David Cantor is Deputy Director of the Office of History, National Institutes of Health, Bethesda, Maryland. His scholarly work focuses on the twentieth-century history of medicine, most recently the histories of cancer and medical film. He is the editor of Reinventing Hippocrates (Aldershot: Ashgate, 2002) and Cancer in the Twentieth Century (Baltimore, MD: Johns Hopkins University Press, 2008), and series editor (edited collections) of the series in which this book appears: Studies for the Society of the Social History of Medicine published by Pickering and Chatto.,
Christian Bonah is Professor for the History of Medical and Health Sciences at the University of Strasbourg and holds at present a research professorship at the Institut Universitaire de France (IUF). He has worked on comparative history of medical education, the history of medicaments and vaccines, and the history of human experimentation. Recent work includes research on risk perception and management in drug scandals and courtroom trials as well as studies on medical film. Recent publications include: L'experimentation humaine. Discours et pratiques en France, 1900-1940 (Paris: Les Belles Lettres, 2007); 'Packaging BCG: Standardizing an Anti-Tuberculosis Vaccine in Interwar Europe', Science in Context, 21:2 (2008), pp. 279-310. He has co-edited volumes on Harmonizing 20th Century drugs: Standards in pharmaceutical history (Paris: Glyphe, 2009); Histoire et medicament au XIXe et XXe siecle (Paris: Glyphe, 2005) and Nazisme, science et medecine (Paris: Glyphe, 2006).

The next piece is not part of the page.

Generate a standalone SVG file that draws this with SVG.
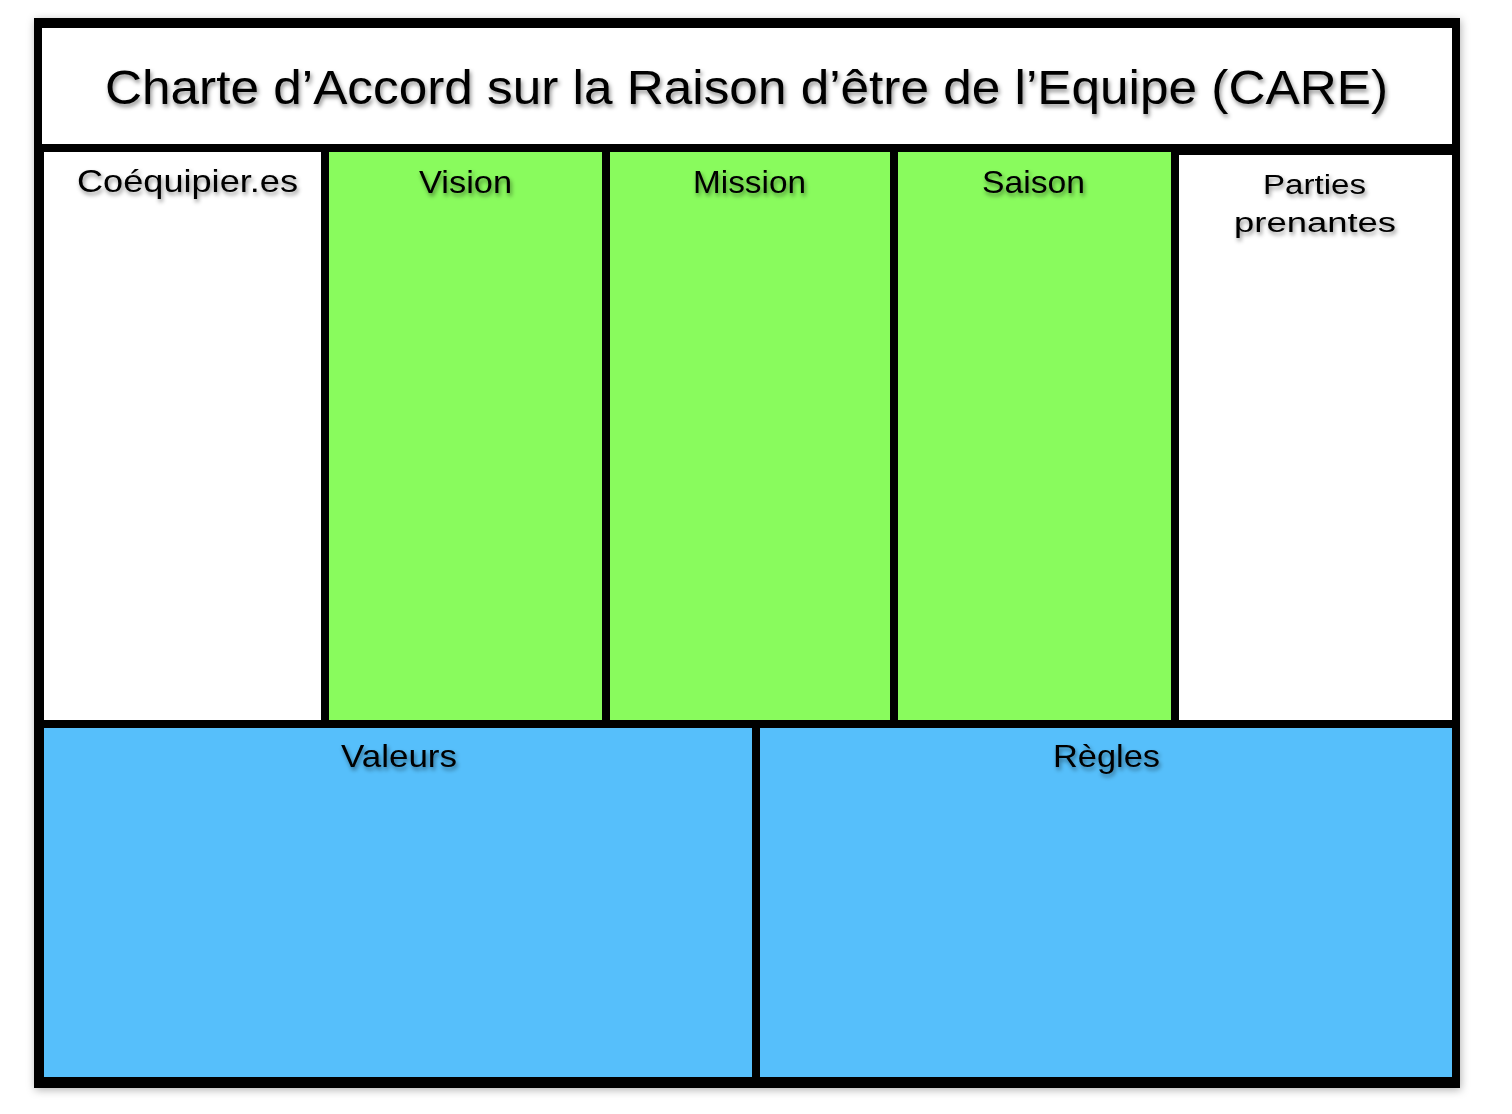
<svg xmlns="http://www.w3.org/2000/svg" width="1512" height="1114" viewBox="0 0 1512 1114">
  <defs>
    <filter id="frameShadow" x="-5%" y="-5%" width="110%" height="110%">
      <feDropShadow dx="1" dy="2" stdDeviation="4" flood-color="#000" flood-opacity="0.3"/>
    </filter>
    <filter id="textShadow" x="-10%" y="-30%" width="120%" height="180%">
      <feDropShadow dx="1.5" dy="3" stdDeviation="2" flood-color="#000" flood-opacity="0.45"/>
    </filter>
  </defs>
  <style>
    .lbl { font-family: "Liberation Sans", Arial, sans-serif; fill: #000; text-anchor: start; filter: url(#textShadow); }
    .white { fill: #ffffff; }
    .green { fill: #89FB5D; }
    .blue { fill: #56BFFB; }
  </style>
  <rect width="1512" height="1114" fill="#ffffff"/>
  <g id="frame">
    <rect x="34" y="18" width="1426" height="1070" fill="#000000" filter="url(#frameShadow)"/>
  </g>
  <g id="title">
    <rect class="white" x="42" y="28" width="1410" height="116"/>
    <text class="lbl" x="105" y="104" font-size="49" textLength="1283" lengthAdjust="spacingAndGlyphs">Charte d’Accord sur la Raison d’être de l’Equipe (CARE)</text>
  </g>
  <g id="coequipiers">
    <rect class="white" x="44" y="152" width="277" height="568"/>
    <text class="lbl" x="77" y="192" font-size="32" textLength="221" lengthAdjust="spacingAndGlyphs">Coéquipier.es</text>
  </g>
  <g id="vision">
    <rect class="green" x="329" y="152" width="273" height="568"/>
    <text class="lbl" x="419" y="193" font-size="32" textLength="93" lengthAdjust="spacingAndGlyphs">Vision</text>
  </g>
  <g id="mission">
    <rect class="green" x="610" y="152" width="280" height="568"/>
    <text class="lbl" x="693" y="193" font-size="32" textLength="113" lengthAdjust="spacingAndGlyphs">Mission</text>
  </g>
  <g id="saison">
    <rect class="green" x="898" y="152" width="273" height="568"/>
    <text class="lbl" x="982" y="193" font-size="32" textLength="103" lengthAdjust="spacingAndGlyphs">Saison</text>
  </g>
  <g id="parties-prenantes">
    <rect class="white" x="1179" y="155" width="273" height="565"/>
    <text class="lbl" x="1263" y="194" font-size="27" textLength="103" lengthAdjust="spacingAndGlyphs">Parties</text>
    <text class="lbl" x="1234" y="232" font-size="27" textLength="162" lengthAdjust="spacingAndGlyphs">prenantes</text>
  </g>
  <g id="valeurs">
    <rect class="blue" x="44" y="728" width="708" height="349"/>
    <text class="lbl" x="341" y="767" font-size="32" textLength="116" lengthAdjust="spacingAndGlyphs">Valeurs</text>
  </g>
  <g id="regles">
    <rect class="blue" x="760" y="728" width="692" height="349"/>
    <text class="lbl" x="1053" y="767" font-size="32" textLength="107" lengthAdjust="spacingAndGlyphs">Règles</text>
  </g>
  <g id="connectors"/>
</svg>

Matthias Doerries is Professor for History of science at the University of Strasbourg, France. His research and interests focus on the geophysical sciences and most recently climate change with an interest in linking these issues with health, medicine and the health sciences at large. His most recent research includes articles on the history of volcanism and climate change, and the nuclear winter theory.